You can add it to your marketing strategy

When we first began working with credibility, we looked around the business world, taking a close look at marketing strategies. The response to most of them was, “So what?” Even when the message was strong, the vehicles chosen to carry the message were weak. When you include a book in your marketing strategy, that changes . A book gives your marketing mix a star performer to carry the ball. A book adds power and credibility to all the other elements of your strategy.

“A book is like a big, thick, impressive $25 business card.”
-- David Maister, author of The Trusted Advisor


Leveragability

When you write a book, you can repurpose much of the content and use it in articles, newsletters, blogs, etc. This way, you actually get double, even triple payoff from the same content. Social media is one of the most effective ways to distribute your message(s). It is a fantastic world that can carry multiple messages in multiple forms.

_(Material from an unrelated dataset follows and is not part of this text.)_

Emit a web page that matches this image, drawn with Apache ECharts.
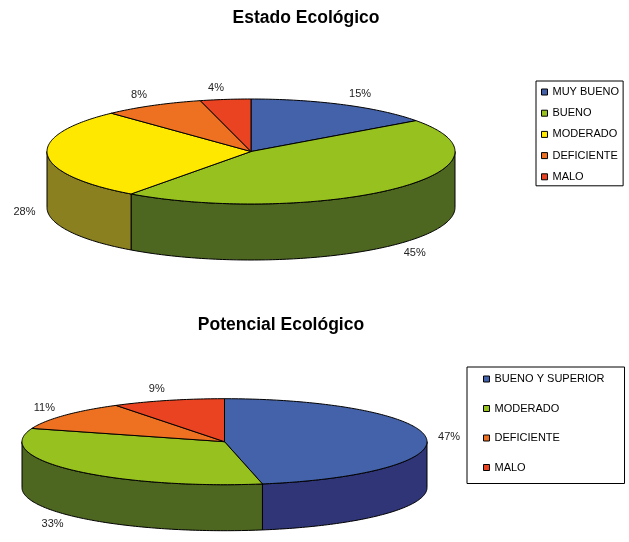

Thus, it allows you to very effectively leverage the content of your book.


Choosing the best vehicle for your target market
  • e-Books
    For our purposes, an e-Book is defined as a PDF “book” smaller than a print book and longer than an article or white paper. The content focus is similar to a book and white paper because it is focused on solving a problem for readers and potential clients.

    The design and layout of an e-Book is different from printed business books or white papers, even though most e-Books are actually printed, rather than read online. They tend to have more white space, shorter sentences and paragraphs, more graphics and images, and easier scanability.

    Readers of e-Books tend to not respond well to content that requires too much effort. They are more interested in gathering insights quickly and having a summarized version of content. e-Books can work well as teasers or support materials for longer papers and print books. Your strategy is this: if they like your E-Book, they will love your service, your keynote or your book.

  • E-mail newsletters
    E-mail newsletters offer an easy way to deliver targeted content and maintain credibility in the minds of customers and prospects. The caveat is that they only do this when employed correctly. Sadly, many e-mail newsletters fail to drive credibility because: 1) they are focused more on selling than providing relevant information, and 2) they are typically generic. Neither of those will enhance your credibility, but they will chip away at the credibility you do have.

  • White papers
    This is a specific type of document. It’s not opinion; it’s an objective, research-based exploration of a problem and a specific solution. The key to gaining credibility through white papers is to avoid giving merely your opinion and, at all costs, avoid selling. According to Michael A. Stelzner, author of Writing White Papers, “White Papers are powerful marketing tools used to help key decision makers and influencers justify implementing solutions.” That’s the primary objective. But, there’s a secondary objective: to demonstrate the depth of your expertise in that area of know-how, thus linkking you and your credibility to the solution.

  • Magazine articles
    The key to gaining credibility through articles is to never make it about yourself. Simply serve as the storyteller, not the star of the story. Knowing the story and pointing out the wisdom gained will point back to you, and show you in the best light. Consider finding a curmudgeon in your firm and having him/her give you feedback on how much self-serving content is in your article.
Conclusion

Credibility is the result of a process, not an event. You gain more and more credibility from the various ways you demonstrate your relevant wisdom. Referring back to this article will give you insights before you initiate the publishing.